> _WHAT IS REQUIRED_
Render the material again word for word, skipping the pictures in it.

-------- DATA LINES

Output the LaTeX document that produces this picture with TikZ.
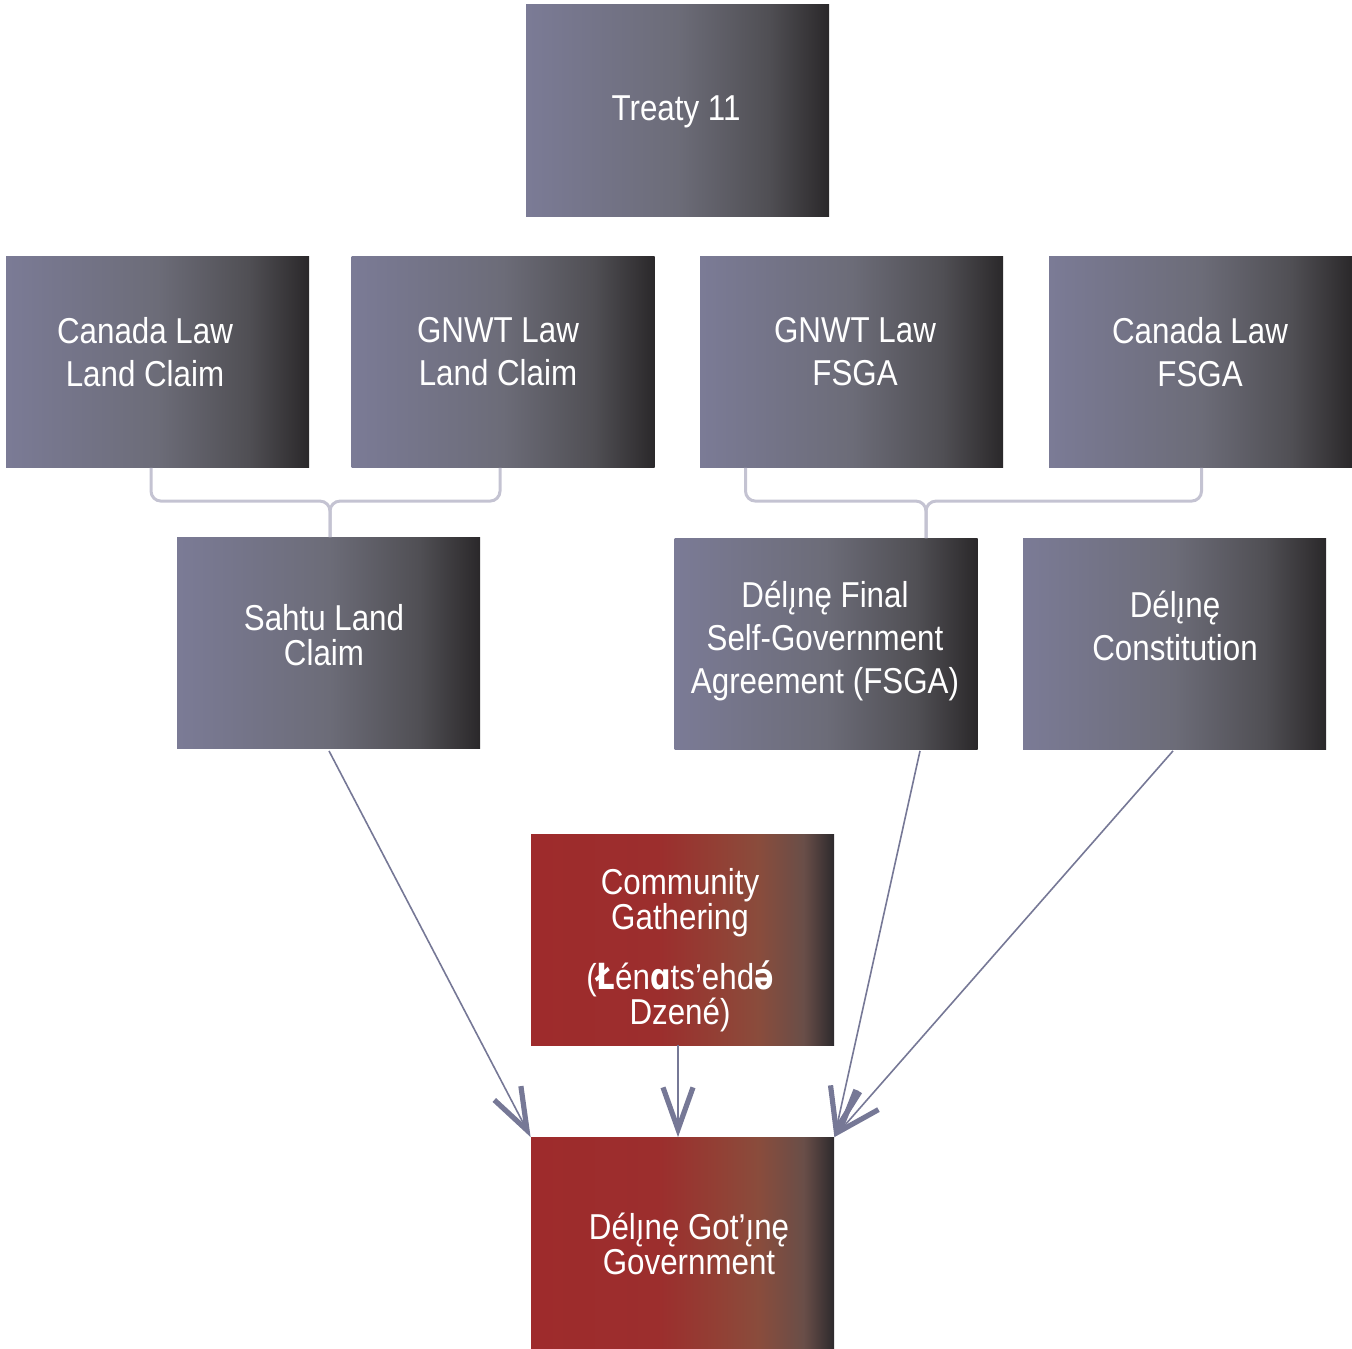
\documentclass[tikz,border=0pt]{standalone}
\usepackage{fontspec}
\setmainfont{Liberation Sans}[FakeStretch=0.87]
\newfontfamily\djv{DejaVu Sans}[FakeStretch=0.8]
\usetikzlibrary{arrows.meta,calc}
\definecolor{gA}{RGB}{123,123,150}
\definecolor{gB}{RGB}{108,108,120}
\definecolor{gC}{RGB}{80,79,84}
\definecolor{gD}{RGB}{56,54,57}
\definecolor{gE}{RGB}{42,40,42}
\definecolor{rA}{RGB}{158,43,44}
\definecolor{rB}{RGB}{156,46,45}
\definecolor{rC}{RGB}{146,64,53}
\definecolor{rD}{RGB}{138,76,60}
\definecolor{rE}{RGB}{105,78,72}
\definecolor{rF}{RGB}{45,42,45}
\definecolor{arrowc}{RGB}{118,120,150}
\definecolor{brkc}{RGB}{196,195,210}
\pgfdeclarehorizontalshading{grayshade}{100bp}{color(0bp)=(gA); color(25bp)=(gA); color(50bp)=(gB); color(65bp)=(gC); color(71.5bp)=(gD); color(75bp)=(gE); color(100bp)=(gE)}
\pgfdeclarehorizontalshading{redshade}{100bp}{color(0bp)=(rA); color(25bp)=(rA); color(46bp)=(rB); color(56bp)=(rC); color(62.5bp)=(rD); color(70bp)=(rE); color(75bp)=(rF); color(100bp)=(rF)}
\newcommand{\dl}{Dél\i\char"0328 nę}
\tikzset{
  gbox/.style={rectangle, minimum width=151.5pt, minimum height=105.5pt, inner sep=0pt, shading=grayshade},
  rbox/.style={rectangle, minimum width=151.5pt, minimum height=105.5pt, inner sep=0pt, shading=redshade},
  txt/.style={text=white, align=center, inner sep=0pt, font=\fontsize{18}{21.5}\selectfont},
  txtt/.style={text=white, align=center, inner sep=0pt, font=\fontsize{18}{17.5}\selectfont},
  brk/.style={draw=brkc, line width=1.5pt, rounded corners=5pt},
  arr/.style={draw=arrowc, line width=0.8pt, -{Straight Barb[length=21pt,width=15pt,line width=2.6pt]}}
}
\begin{document}
\begin{tikzpicture}[x=0.5pt,y=-0.5pt]
\useasboundingbox (0,0) rectangle (1352,1348);
% boxes
\node[gbox] (treaty) at (677.5,110.5) {};
\node[gbox] (cll) at (157.5,362) {};
\node[gbox] (glc) at (503,362) {};
\node[gbox] (gfs) at (851.5,362) {};
\node[gbox] (cfs) at (1200.5,362) {};
\node[gbox] (sahtu) at (328.5,643) {};
\node[gbox] (fsga) at (826,644) {};
\node[gbox] (cons) at (1174.5,644) {};
\node[rbox] (comm) at (682.5,939.5) {};
\node[rbox] (gov) at (682.5,1243) {};
% texts
\node[txt] (ttreaty) at (676,112) {Treaty 11};
\node[txt] (tcll) at (145,352) {Canada Law\\Land Claim};
\node[txt] (tglc) at (498,352) {GNWT Law\\Land Claim};
\node[txt] (tgfs) at (855,352) {GNWT Law\\FSGA};
\node[txt] (tcfs) at (1200,352) {Canada Law\\FSGA};
\node[txtt] (tsahtu) at (324,635.5) {Sahtu Land\\Claim};
\node[txt] (tfsga) at (825,641) {\dl{} Final\\Self-Government\\Agreement (FSGA)};
\node[txt] (tcons) at (1175,625.5) {\dl\\Constitution};
\node[txtt] (tcomm) at (680,950) {Community\\Gathering\\[11pt](\textbf{\djv Ł}én\textbf{\djv ɑ}ts’ehd\textbf{\djv ə́}\\Dzené)};
\node[txtt] (tgov) at (689,1244) {\dl{} Got’\i\char"0328 nę\\Government};
% brackets
\draw[brk] ($(cll.south)+(-6.5,0)$) |- ($(sahtu.north)+(1.5,-36)$) -- ($(sahtu.north)+(1.5,0)$);
\draw[brk] ($(glc.south)+(-3,0)$) |- ($(sahtu.north)+(1.5,-36)$) -- ($(sahtu.north)+(1.5,0)$);
\draw[brk] ($(gfs.south)+(-106,0)$) |- ($(fsga.north)+(100,-37)$) -- ($(fsga.north)+(100,0)$);
\draw[brk] ($(cfs.south)+(1,0)$) |- ($(fsga.north)+(100,-37)$) -- ($(fsga.north)+(100,0)$);
% arrows
\draw[arr] ($(sahtu.south)+(0.5,2)$) -- (gov.north west);
\draw[arr] ($(comm.south)+(-4.5,0)$) -- ($(gov.north)+(-4.5,0)$);
\draw[arr] ($(fsga.south)+(94,1)$) -- (gov.north east);
\draw[arr] ($(cons.south)+(-1.5,1)$) -- (gov.north east);
\end{tikzpicture}
\end{document}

----------------

> _RESPONSE_
Output the LaTeX document that produces this picture with TikZ.
\documentclass[tikz,border=0pt]{standalone}
\usepackage{fontspec}
\setmainfont{Liberation Sans}[FakeStretch=0.87]
\newfontfamily\djv{DejaVu Sans}[FakeStretch=0.8]
\usetikzlibrary{arrows.meta,calc}
\definecolor{gA}{RGB}{123,123,150}
\definecolor{gB}{RGB}{108,108,120}
\definecolor{gC}{RGB}{80,79,84}
\definecolor{gD}{RGB}{56,54,57}
\definecolor{gE}{RGB}{42,40,42}
\definecolor{rA}{RGB}{158,43,44}
\definecolor{rB}{RGB}{156,46,45}
\definecolor{rC}{RGB}{146,64,53}
\definecolor{rD}{RGB}{138,76,60}
\definecolor{rE}{RGB}{105,78,72}
\definecolor{rF}{RGB}{45,42,45}
\definecolor{arrowc}{RGB}{118,120,150}
\definecolor{brkc}{RGB}{196,195,210}
\pgfdeclarehorizontalshading{grayshade}{100bp}{color(0bp)=(gA); color(25bp)=(gA); color(50bp)=(gB); color(65bp)=(gC); color(71.5bp)=(gD); color(75bp)=(gE); color(100bp)=(gE)}
\pgfdeclarehorizontalshading{redshade}{100bp}{color(0bp)=(rA); color(25bp)=(rA); color(46bp)=(rB); color(56bp)=(rC); color(62.5bp)=(rD); color(70bp)=(rE); color(75bp)=(rF); color(100bp)=(rF)}
\newcommand{\dl}{Dél\i\char"0328 nę}
\tikzset{
  gbox/.style={rectangle, minimum width=151.5pt, minimum height=105.5pt, inner sep=0pt, shading=grayshade},
  rbox/.style={rectangle, minimum width=151.5pt, minimum height=105.5pt, inner sep=0pt, shading=redshade},
  txt/.style={text=white, align=center, inner sep=0pt, font=\fontsize{18}{21.5}\selectfont},
  txtt/.style={text=white, align=center, inner sep=0pt, font=\fontsize{18}{17.5}\selectfont},
  brk/.style={draw=brkc, line width=1.5pt, rounded corners=5pt},
  arr/.style={draw=arrowc, line width=0.8pt, -{Straight Barb[length=21pt,width=15pt,line width=2.6pt]}}
}
\begin{document}
\begin{tikzpicture}[x=0.5pt,y=-0.5pt]
\useasboundingbox (0,0) rectangle (1352,1348);
% boxes
\node[gbox] (treaty) at (677.5,110.5) {};
\node[gbox] (cll) at (157.5,362) {};
\node[gbox] (glc) at (503,362) {};
\node[gbox] (gfs) at (851.5,362) {};
\node[gbox] (cfs) at (1200.5,362) {};
\node[gbox] (sahtu) at (328.5,643) {};
\node[gbox] (fsga) at (826,644) {};
\node[gbox] (cons) at (1174.5,644) {};
\node[rbox] (comm) at (682.5,939.5) {};
\node[rbox] (gov) at (682.5,1243) {};
% texts
\node[txt] (ttreaty) at (676,112) {Treaty 11};
\node[txt] (tcll) at (145,352) {Canada Law\\Land Claim};
\node[txt] (tglc) at (498,352) {GNWT Law\\Land Claim};
\node[txt] (tgfs) at (855,352) {GNWT Law\\FSGA};
\node[txt] (tcfs) at (1200,352) {Canada Law\\FSGA};
\node[txtt] (tsahtu) at (324,635.5) {Sahtu Land\\Claim};
\node[txt] (tfsga) at (825,641) {\dl{} Final\\Self-Government\\Agreement (FSGA)};
\node[txt] (tcons) at (1175,625.5) {\dl\\Constitution};
\node[txtt] (tcomm) at (680,950) {Community\\Gathering\\[11pt](\textbf{\djv Ł}én\textbf{\djv ɑ}ts’ehd\textbf{\djv ə́}\\Dzené)};
\node[txtt] (tgov) at (689,1244) {\dl{} Got’\i\char"0328 nę\\Government};
% brackets
\draw[brk] ($(cll.south)+(-6.5,0)$) |- ($(sahtu.north)+(1.5,-36)$) -- ($(sahtu.north)+(1.5,0)$);
\draw[brk] ($(glc.south)+(-3,0)$) |- ($(sahtu.north)+(1.5,-36)$) -- ($(sahtu.north)+(1.5,0)$);
\draw[brk] ($(gfs.south)+(-106,0)$) |- ($(fsga.north)+(100,-37)$) -- ($(fsga.north)+(100,0)$);
\draw[brk] ($(cfs.south)+(1,0)$) |- ($(fsga.north)+(100,-37)$) -- ($(fsga.north)+(100,0)$);
% arrows
\draw[arr] ($(sahtu.south)+(0.5,2)$) -- (gov.north west);
\draw[arr] ($(comm.south)+(-4.5,0)$) -- ($(gov.north)+(-4.5,0)$);
\draw[arr] ($(fsga.south)+(94,1)$) -- (gov.north east);
\draw[arr] ($(cons.south)+(-1.5,1)$) -- (gov.north east);
\end{tikzpicture}
\end{document}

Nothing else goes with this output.